The appeal calls out American Airlines, United Airlines and Delta Air Lines in its argument that children 13-year-old and under should be seated with their families in the high skies, free of charge.

The petition claims that various complaints have been filed against all three carriers for “separating children as young as age 2” from family members during flights.

“This is a security hazard for the child and a safety threat to all passengers during emergencies. It also puts an inappropriate burden on customers who sit next to an unaccompanied child,” it states. “Airlines can easily fix this, but they haven’t. Doing so would mean giving up millions of dollars in fees from parents who simply want to keep their kids safe.”

The plea initially hoped to collect just 25,000 names, USA Today reports, far surpassing that goal.
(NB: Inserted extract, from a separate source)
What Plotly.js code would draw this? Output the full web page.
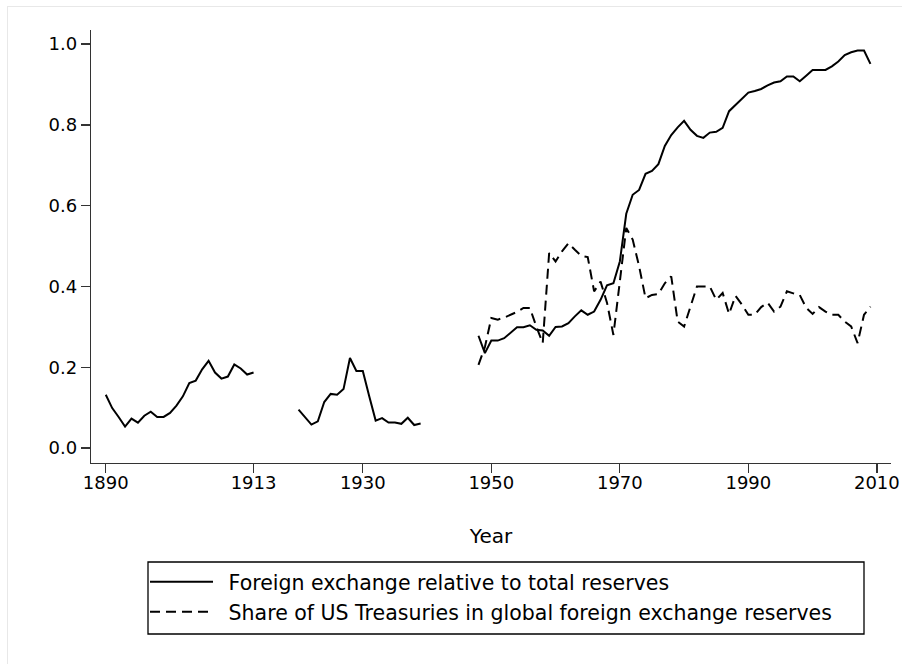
<!DOCTYPE html>
<html>
<head>
<meta charset="utf-8">
<script src="https://cdn.plot.ly/plotly-3.0.1.min.js"></script>
<style>
html,body{margin:0;padding:0;background:#fff;}
#chart{width:902px;height:664px;}
</style>
</head>
<body>
<div id="chart"></div>
<script>
// Foreign exchange relative to total reserves (null = gap)
var fxYears = [1890,1891,1892,1893,1894,1895,1896,1897,1898,1899,1900,1901,1902,1903,1904,1905,1906,1907,1908,1909,1910,1911,1912,1913,
  1914,
  1920,1921,1922,1923,1924,1925,1926,1927,1928,1929,1930,1931,1932,1933,1934,1935,1936,1937,1938,1939,
  1940,
  1948,1949,1950,1951,1952,1953,1954,1955,1956,1957,1958,1959,1960,1961,1962,1963,1964,1965,1966,1967,1968,1969,1970,
  1971,1972,1973,1974,1975,1976,1977,1978,1979,1980,1981,1982,1983,1984,1985,1986,1987,1988,1989,1990,
  1991,1992,1993,1994,1995,1996,1997,1998,1999,2000,2001,2002,2003,2004,2005,2006,2007,2008,2009];
var fxShare = [0.132,0.099,0.077,0.053,0.073,0.063,0.080,0.090,0.077,0.077,0.087,0.105,0.128,0.161,0.167,0.195,0.216,0.187,0.172,0.177,0.207,0.197,0.182,0.187,
  null,
  0.095,0.077,0.058,0.066,0.114,0.134,0.132,0.146,0.223,0.191,0.191,0.128,0.068,0.074,0.063,0.063,0.060,0.075,0.057,0.061,
  null,
  0.278,0.235,0.266,0.266,0.272,0.286,0.299,0.299,0.304,0.293,0.291,0.278,0.300,0.301,0.309,0.326,0.341,0.330,0.338,0.367,0.403,0.408,0.462,
  0.580,0.627,0.639,0.679,0.686,0.703,0.748,0.775,0.794,0.810,0.788,0.773,0.768,0.781,0.783,0.793,0.834,0.849,0.865,0.880,
  0.884,0.889,0.898,0.905,0.908,0.920,0.920,0.908,0.922,0.936,0.936,0.936,0.945,0.957,0.973,0.980,0.984,0.984,0.951];

// Share of US Treasuries in global foreign exchange reserves
var ustYears = [1948,1949,1950,1951,1952,1953,1954,1955,1956,1957,1958,1959,1960,1961,1962,1963,1964,1965,1966,1967,1968,1969,1970,
  1971,1972,1973,1974,1975,1976,1977,1978,1979,1980,1981,1982,1983,1984,1985,1986,1987,1988,1989,1990,
  1991,1992,1993,1994,1995,1996,1997,1998,1999,2000,2001,2002,2003,2004,2005,2006,2007,2008,2009];
var ustShare = [0.206,0.250,0.322,0.318,0.323,0.330,0.337,0.347,0.347,0.301,0.260,0.483,0.462,0.487,0.507,0.491,0.476,0.473,0.388,0.412,0.360,0.280,0.412,
  0.545,0.516,0.450,0.371,0.379,0.381,0.408,0.425,0.313,0.301,0.350,0.400,0.400,0.400,0.367,0.384,0.332,0.377,0.355,0.330,
  0.330,0.349,0.360,0.338,0.350,0.388,0.383,0.379,0.347,0.332,0.349,0.338,0.330,0.330,0.313,0.301,0.260,0.330,0.350];

var xTicks = [1890,1913,1930,1950,1970,1990,2010];
var yTicks = [0,0.2,0.4,0.6,0.8,1.0];
var name1 = 'Foreign exchange relative to total reserves';
var name2 = 'Share of US Treasuries in global foreign exchange reserves';

var FONT = 'DejaVu Sans, Liberation Sans, Arial, sans-serif';
var FS_TICK = 18;
var FS_TITLE = 20;
var FS_LEG = 20.5;
var AX = '#333333';

var traces = [
  {x: fxYears, y: fxShare, type: 'scatter', mode: 'lines', name: '\u00a0\u2009' + name1, connectgaps: false,
   line: {color: '#000000', width: 2}, legend: 'legend'},
  {x: ustYears, y: ustShare, type: 'scatter', mode: 'lines', name: '\u00a0\u2009' + name2,
   line: {color: '#000000', width: 2, dash: '10px,6px'}, legend: 'legend2'}
];

function px2x(p){ return (p-91)/800; }
function px2y(p){ return (463-p)/433; }

var layout = {
  width: 902, height: 664,
  margin: {l: 91, r: 11, t: 30, b: 201},
  paper_bgcolor: '#ffffff', plot_bgcolor: '#ffffff',
  font: {family: FONT, size: FS_TICK, color: '#000000'},
  showlegend: true,
  xaxis: {
    range: [1887.7, 2012.2], tickvals: xTicks, ticktext: xTicks.map(String),
    showgrid: false, zeroline: false, showline: true, linecolor: AX, linewidth: 1.3,
    ticks: 'outside', ticklen: 9, tickwidth: 1.3, tickcolor: AX,
    ticklabelstandoff: -6, ticklabeloverflow: 'allow',
    tickfont: {family: FONT, size: FS_TICK, color: '#000'},
    title: {text: 'Year', font: {family: FONT, size: FS_TITLE, color: '#000'}, standoff: 37},
    automargin: false
  },
  yaxis: {
    range: [-0.037, 1.035], tickvals: yTicks, tickformat: '.1f',
    showgrid: false, zeroline: false, showline: true, linecolor: AX, linewidth: 1.3,
    ticks: 'outside', ticklen: 9, tickwidth: 1.3, tickcolor: AX,
    tickfont: {family: FONT, size: FS_TICK, color: '#000'},
    automargin: false
  },
  legend: {x: px2x(145), xanchor: 'left', y: px2y(582), yanchor: 'middle',
    bgcolor: 'rgba(0,0,0,0)', borderwidth: 0, itemwidth: 63,
    font: {family: FONT, size: FS_LEG, color: '#000'}},
  legend2: {x: px2x(145), xanchor: 'left', y: px2y(612), yanchor: 'middle',
    bgcolor: 'rgba(0,0,0,0)', borderwidth: 0, itemwidth: 63,
    font: {family: FONT, size: FS_LEG, color: '#000'}},
  shapes: [
    {type: 'rect', xref: 'paper', yref: 'paper', x0: px2x(148), x1: px2x(864), y0: px2y(562), y1: px2y(634),
     line: {color: '#000000', width: 1.3}, fillcolor: 'rgba(0,0,0,0)'},
    {type: 'line', xref: 'paper', yref: 'paper', x0: px2x(7), x1: px2x(902), y0: px2y(6.5), y1: px2y(6.5),
     line: {color: '#e8e8e8', width: 1}},
    {type: 'line', xref: 'paper', yref: 'paper', x0: px2x(7.5), x1: px2x(7.5), y0: px2y(6), y1: px2y(664),
     line: {color: '#e8e8e8', width: 1}}
  ]
};

Plotly.newPlot('chart', traces, layout, {displayModeBar: false, staticPlot: true});
</script>
</body>
</html>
When reached for comment on Feb. 25, spokespeople for all three carriers said that their airline have mechanisms in place to ensure that children are seating with their families.

“Our team has spent a considerable amount of time developing a process that will ensure that a child under the age of 15 are seated with an adult,” a spokesperson for American Airlines told Fox News, confirming that the process has been in place since 2018.

“For families traveling with a child under the age of 15 who don’t have a seat assignment, our system will work to seat the child with an adult in the reservation starting 48 hours after the reservation is ticketed,” they explained, to ensure that the child will not be assigned a seat alone.

“Additionally, we block seats on flights for airport control. This enables our airport team members to move people around, as needed, at the gate,” the American Airlines representative continued. “This is helpful in case families book at the last minute, rebooking due to irregular operations, etc.”

Likewise, a spokesperson for United said that the airline has an automatic seating modification in place to ensure that families with children under age 15 are seated together during the booking process. This policy has been in place since summer 2019, the spokesperson said.

As for Delta, a representative for the airline said that the company works with customers on a “case-by-case basis” to meet their family’s needs during travel planning.

"Regardless of the type of ticket purchased, Delta works with customers on a case-by-case basis to ensure their travel needs are met,” a spokesperson said. “When customers have seating questions, we encourage them to reach out to us as soon as possible to allow for the opportunity to address their concerns."

In September 2019, the Department of Transportation denied a policy change request organized by Consumer Reports that lobbied for families with children to be seated together on planes at no additional fee, TravelPulse reports.